A Training Crisis in the Bindery?
Oh, where have all the vocational courses gone? Does anyone here remember shop class?
Once upon a time (long ago), vocational classes in schools taught everything from car mechanics to woodworking. In my case, I came close to getting my airframe and powerplant license! Back in the day, there were lots of vocational options for non-college-bound students. New York City even had the New York School of Printing in Hell’s Kitchen, which became the High School of Graphic Communications Arts. Sadly, it breathed its last in 2016.
The current options for vocational training or apprenticeships, specifically in print finishing are few if any. Which also links to the other question of candidates for jobs in trade binderies and commercial and digital print. While bindery automation is better than ever, it still takes a fairly good understanding of the paper and its finishing possibilities to make a good finishing systems operator.
This is really true in book printing (which is actually doing fairly well). The variety of finishing options involved in both softcover and hardcover book printing and finishing require a solid knowledge of the components and techniques that produce a quality book.

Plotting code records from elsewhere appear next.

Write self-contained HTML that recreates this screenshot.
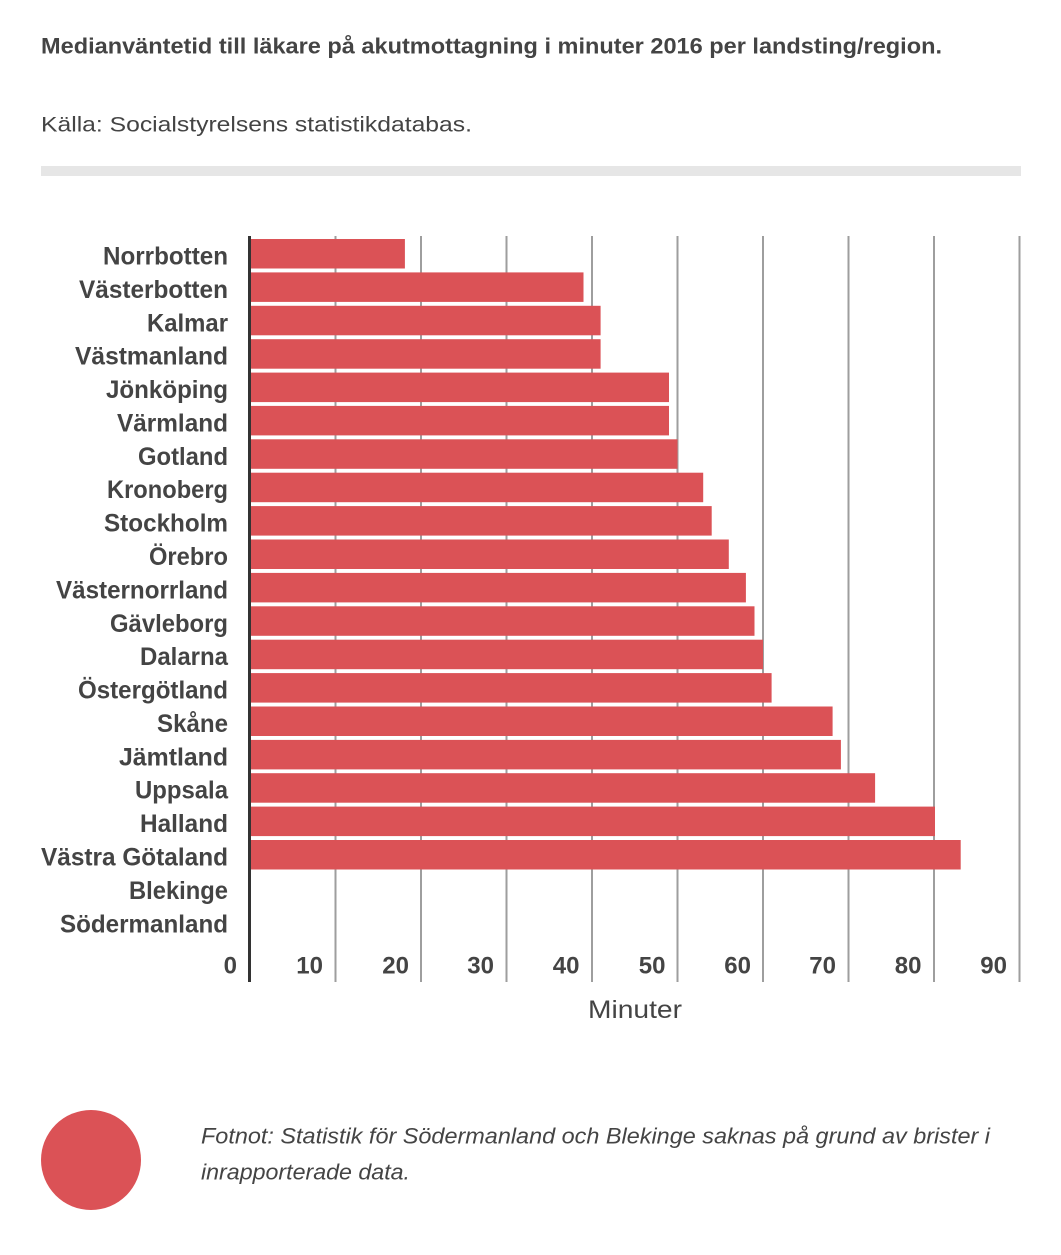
<!DOCTYPE html>
<html>
<head>
<meta charset="utf-8">
<style>
  html, body { margin: 0; padding: 0; background: #ffffff; }
  svg { display: block; }
  text { font-family: "Liberation Sans", "DejaVu Sans", sans-serif; fill: #444444; }
</style>
</head>
<body>
<svg width="1061" height="1255" viewBox="0 0 1061 1255" xmlns="http://www.w3.org/2000/svg">
  <rect x="0" y="0" width="1061" height="1255" fill="#ffffff"/>

  <!-- Header -->
  <text x="41" y="53.5" font-size="22.5" font-weight="bold" textLength="901" lengthAdjust="spacingAndGlyphs">Medianväntetid till läkare på akutmottagning i minuter 2016 per landsting/region.</text>
  <text x="41" y="131.5" font-size="21" textLength="431" lengthAdjust="spacingAndGlyphs">Källa: Socialstyrelsens statistikdatabas.</text>
  <rect x="41" y="166" width="980" height="10" fill="#e6e6e6"/>

  <!-- Gridlines -->
  <g stroke="#9e9e9e" stroke-width="2">
    <line x1="335.5" y1="236" x2="335.5" y2="982"/>
    <line x1="421" y1="236" x2="421" y2="982"/>
    <line x1="506.5" y1="236" x2="506.5" y2="982"/>
    <line x1="592" y1="236" x2="592" y2="982"/>
    <line x1="677.5" y1="236" x2="677.5" y2="982"/>
    <line x1="763" y1="236" x2="763" y2="982"/>
    <line x1="848.5" y1="236" x2="848.5" y2="982"/>
    <line x1="934" y1="236" x2="934" y2="982"/>
    <line x1="1019.5" y1="236" x2="1019.5" y2="982"/>
  </g>

  <!-- Bars: x = 251 .. 250 + v*8.55 ; y = 239 + i*33.39 -->
  <g fill="#db5256">
    <rect x="251" y="239.0" width="153.9" height="29.5"/>
    <rect x="251" y="272.4" width="332.5" height="29.5"/>
    <rect x="251" y="305.8" width="349.6" height="29.5"/>
    <rect x="251" y="339.2" width="349.6" height="29.5"/>
    <rect x="251" y="372.6" width="418.0" height="29.5"/>
    <rect x="251" y="405.9" width="418.0" height="29.5"/>
    <rect x="251" y="439.3" width="426.5" height="29.5"/>
    <rect x="251" y="472.7" width="452.2" height="29.5"/>
    <rect x="251" y="506.1" width="460.7" height="29.5"/>
    <rect x="251" y="539.5" width="477.8" height="29.5"/>
    <rect x="251" y="572.9" width="494.9" height="29.5"/>
    <rect x="251" y="606.3" width="503.5" height="29.5"/>
    <rect x="251" y="639.7" width="512.0" height="29.5"/>
    <rect x="251" y="673.1" width="520.6" height="29.5"/>
    <rect x="251" y="706.5" width="581.6" height="29.5"/>
    <rect x="251" y="739.9" width="589.9" height="29.5"/>
    <rect x="251" y="773.2" width="624.1" height="29.5"/>
    <rect x="251" y="806.6" width="684.0" height="29.5"/>
    <rect x="251" y="840.0" width="709.7" height="29.5"/>
  </g>

  <!-- Axis line -->
  <rect x="248" y="236" width="3" height="746" fill="#333333"/>

  <!-- Category labels -->
  <g font-size="25" font-weight="bold" text-anchor="end">
    <text x="228" y="264.5" textLength="125" lengthAdjust="spacingAndGlyphs">Norrbotten</text>
    <text x="228" y="297.9" textLength="149" lengthAdjust="spacingAndGlyphs">Västerbotten</text>
    <text x="228" y="331.3" textLength="81" lengthAdjust="spacingAndGlyphs">Kalmar</text>
    <text x="228" y="364.7" textLength="153" lengthAdjust="spacingAndGlyphs">Västmanland</text>
    <text x="228" y="398.1" textLength="122" lengthAdjust="spacingAndGlyphs">Jönköping</text>
    <text x="228" y="431.4" textLength="111" lengthAdjust="spacingAndGlyphs">Värmland</text>
    <text x="228" y="464.8" textLength="90" lengthAdjust="spacingAndGlyphs">Gotland</text>
    <text x="228" y="498.2" textLength="121" lengthAdjust="spacingAndGlyphs">Kronoberg</text>
    <text x="228" y="531.6" textLength="124" lengthAdjust="spacingAndGlyphs">Stockholm</text>
    <text x="228" y="565.0" textLength="79" lengthAdjust="spacingAndGlyphs">Örebro</text>
    <text x="228" y="598.4" textLength="172" lengthAdjust="spacingAndGlyphs">Västernorrland</text>
    <text x="228" y="631.8" textLength="118" lengthAdjust="spacingAndGlyphs">Gävleborg</text>
    <text x="228" y="665.2" textLength="88" lengthAdjust="spacingAndGlyphs">Dalarna</text>
    <text x="228" y="698.6" textLength="150" lengthAdjust="spacingAndGlyphs">Östergötland</text>
    <text x="228" y="732.0" textLength="71" lengthAdjust="spacingAndGlyphs">Skåne</text>
    <text x="228" y="765.4" textLength="109" lengthAdjust="spacingAndGlyphs">Jämtland</text>
    <text x="228" y="798.7" textLength="93" lengthAdjust="spacingAndGlyphs">Uppsala</text>
    <text x="228" y="832.1" textLength="88" lengthAdjust="spacingAndGlyphs">Halland</text>
    <text x="228" y="865.5" textLength="187" lengthAdjust="spacingAndGlyphs">Västra Götaland</text>
    <text x="228" y="898.9" textLength="99" lengthAdjust="spacingAndGlyphs">Blekinge</text>
    <text x="228" y="932.3" textLength="168" lengthAdjust="spacingAndGlyphs">Södermanland</text>
  </g>

  <!-- Tick labels -->
  <g font-size="24" font-weight="bold" text-anchor="end">
    <text x="237" y="973.5">0</text>
    <text x="323" y="973.5">10</text>
    <text x="409" y="973.5">20</text>
    <text x="494" y="973.5">30</text>
    <text x="579.5" y="973.5">40</text>
    <text x="665.5" y="973.5">50</text>
    <text x="751" y="973.5">60</text>
    <text x="836" y="973.5">70</text>
    <text x="921.5" y="973.5">80</text>
    <text x="1007" y="973.5">90</text>
  </g>

  <!-- Axis title -->
  <text x="635" y="1018" font-size="25" text-anchor="middle" textLength="94" lengthAdjust="spacingAndGlyphs">Minuter</text>

  <!-- Footer -->
  <circle cx="91" cy="1160" r="50" fill="#db5256"/>
  <text x="201" y="1143.5" font-size="22" font-style="italic" textLength="789" lengthAdjust="spacingAndGlyphs">Fotnot: Statistik för Södermanland och Blekinge saknas på grund av brister i</text>
  <text x="201" y="1179.5" font-size="22" font-style="italic" textLength="209" lengthAdjust="spacingAndGlyphs">inrapporterade data.</text>
</svg>
</body>
</html>
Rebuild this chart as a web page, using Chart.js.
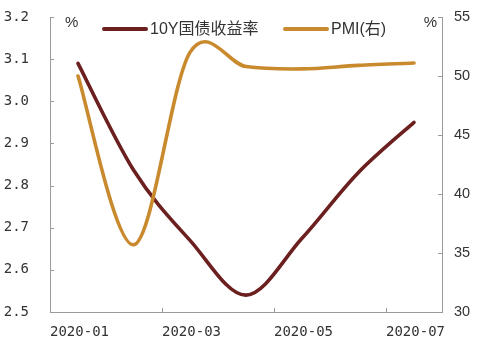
<!DOCTYPE html>
<html>
<head>
<meta charset="utf-8">
<script src="https://cdn.jsdelivr.net/npm/chart.js@4/dist/chart.umd.min.js"></script>
<style>
  html, body { margin: 0; padding: 0; background: #fff; }
  canvas { display: block; }
</style>
</head>
<body>
<canvas id="chart" width="484" height="347"></canvas>
<script>
// 月份（数据点落在每月中间）
const months = ["2020-01", "2020-02", "2020-03", "2020-04", "2020-05", "2020-06", "2020-07"];
// 10年期国债收益率 (%)
const yield10y = [3.09, 2.835, 2.67, 2.54, 2.675, 2.83, 2.95];
// 制造业PMI（右轴）
const pmi = [50.0, 35.7, 52.0, 50.8, 50.6, 50.9, 51.1];

const seriesNames = ["10Y国债收益率", "PMI(右)"];
const colors = { yield: "#6b1f1f", pmi: "#c98a2e", axis: "#9a9a9a", text: "#333333" };

const monoFont = "'DejaVu Sans Mono', 'Liberation Mono', monospace";
const sansFont = "'Liberation Sans', Arial, 'Noto Sans CJK SC', sans-serif";

const toPoints = (arr) => arr.map((v, i) => ({ x: i + 0.5, y: v }));

// 去掉坐标轴为首尾标签预留的边距，让绘图区固定
const fixSize = (w, h) => (s) => {
  if (w !== null) s.width = w;
  if (h !== null) s.height = h;
  s.paddingTop = s.paddingBottom = s.paddingLeft = s.paddingRight = 0;
};

// 均匀 Catmull-Rom 平滑（类似 Excel 的平滑线）
const smoothing = {
  id: "smoothing",
  beforeDatasetDraw(chart, args) {
    const meta = args.meta;
    const line = meta.dataset;
    line.updateControlPoints(chart.chartArea, meta.iScale.axis);
    const pts = meta.data;
    const k = 1 / 6;
    pts.forEach((p, i) => {
      const prev = pts[i - 1] || p;
      const next = pts[i + 1] || p;
      const dx = (next.x - prev.x) * k;
      const dy = (next.y - prev.y) * k;
      p.cp1x = p.x - dx; p.cp1y = p.y - dy;
      p.cp2x = p.x + dx; p.cp2y = p.y + dy;
    });
    line._path = undefined;
  },
};

// 内向刻度线、单位和图例
const decor = {
  id: "decor",
  afterDraw(chart) {
    const { ctx } = chart;
    const { x, y, y1 } = chart.scales;
    const area = chart.chartArea;
    ctx.save();
    ctx.strokeStyle = colors.axis;
    ctx.lineWidth = 1;
    ctx.beginPath();
    y.ticks.forEach((t) => {
      const py = Math.round(y.getPixelForValue(t.value)) + 0.5;
      ctx.moveTo(area.left, py);
      ctx.lineTo(area.left + 4, py);
    });
    y1.ticks.forEach((t) => {
      const py = Math.round(y1.getPixelForValue(t.value)) + 0.5;
      ctx.moveTo(area.right - 4, py);
      ctx.lineTo(area.right, py);
    });
    x.ticks.forEach((t) => {
      if (t.value % 2 !== 0) return;
      const px = Math.round(x.getPixelForValue(t.value)) + 0.5;
      ctx.moveTo(px, area.bottom - 4);
      ctx.lineTo(px, area.bottom);
    });
    ctx.stroke();

    // 单位
    ctx.fillStyle = colors.text;
    ctx.font = "15px " + sansFont;
    ctx.textBaseline = "middle";
    ctx.textAlign = "left";
    ctx.fillText("%", area.left + 15, area.top + 6);
    ctx.textAlign = "right";
    ctx.fillText("%", area.right - 5, area.top + 6);

    // 图例
    const items = [
      { label: seriesNames[0], color: colors.yield, x0: 104 },
      { label: seriesNames[1], color: colors.pmi, x0: 285 },
    ];
    const ly = area.top + 12;
    ctx.font = "16px " + sansFont;
    ctx.textAlign = "left";
    items.forEach((it) => {
      ctx.strokeStyle = it.color;
      ctx.lineWidth = 4;
      ctx.lineCap = "round";
      ctx.beginPath();
      ctx.moveTo(it.x0, ly);
      ctx.lineTo(it.x0 + 42, ly);
      ctx.stroke();
      ctx.fillStyle = colors.text;
      ctx.fillText(it.label, it.x0 + 46, ly + 1);
    });
    ctx.restore();
  },
};

new Chart(document.getElementById("chart"), {
  type: "line",
  data: {
    datasets: [
      {
        label: seriesNames[0],
        data: toPoints(yield10y),
        yAxisID: "y",
        borderColor: colors.yield,
        borderWidth: 3.6,
        borderCapStyle: "round",
        tension: 0.4,
        pointRadius: 0,
        order: 2,
      },
      {
        label: seriesNames[1],
        data: toPoints(pmi),
        yAxisID: "y1",
        borderColor: colors.pmi,
        borderWidth: 3.6,
        borderCapStyle: "round",
        tension: 0.4,
        pointRadius: 0,
        order: 1,
      },
    ],
  },
  options: {
    responsive: false,
    animation: false,
    layout: { padding: { top: 17, left: 0, right: 0, bottom: 0 } },
    plugins: { legend: { display: false }, tooltip: { enabled: false } },
    scales: {
      x: {
        type: "linear",
        min: 0,
        max: 7,
        afterFit: fixSize(null, 35),
        grid: { display: false, drawTicks: false },
        border: { display: true, color: colors.axis, width: 1 },
        ticks: {
          stepSize: 2,
          align: "start",
          maxRotation: 0,
          autoSkip: false,
          padding: 12,
          color: colors.text,
          font: { family: monoFont, size: 14 },
          callback: (v) => (v % 2 === 0 ? months[v] : ""),
        },
      },
      y: {
        position: "left",
        min: 2.5,
        max: 3.2,
        afterFit: fixSize(50, null),
        grid: { display: false, drawTicks: false },
        border: { display: true, color: colors.axis, width: 1 },
        ticks: {
          stepSize: 0.1,
          padding: 21,
          color: colors.text,
          font: { family: monoFont, size: 14 },
          callback: (v) => Number(v).toFixed(1),
        },
      },
      y1: {
        position: "right",
        min: 30,
        max: 55,
        afterFit: fixSize(42, null),
        grid: { display: false, drawTicks: false },
        border: { display: true, color: colors.axis, width: 1 },
        ticks: {
          stepSize: 5,
          padding: 12,
          color: colors.text,
          font: { family: sansFont, size: 14.5 },
        },
      },
    },
  },
  plugins: [smoothing, decor],
});
</script>
</body>
</html>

From PUR binding to thread sewing to case making, there is a lot for the beginner to learn. Mistakes can easily erase the profit from short production runs. So, what are finishing operations to do when their most experienced (and older) operators decide it’s time to smell the roses?
Develop an in-house training program. Most machinery vendors (including the one I represent) offer very detailed operator and maintenance training on their equipment. That’s a start. If you couple that with in-house staff who can adequately train new hires on your firm’s finishing operations and practices, you will be able to bring those “newbies” up-to-speed.
I have seen this first-hand with many of my customers. New finishing hires that came “off the street” with no prior knowledge have bloomed into proficient operators under the guiding hands of the old school folks. So, the answer to training up the bindery is you. Use the years of accumulated finishing experience of your most senior people to train your new people. And use them before they head out the door. Better yet, use them to develop a structured training program that can survive any staff retirements. The resources of yore are no longer in today’s environment, so it’s up to you!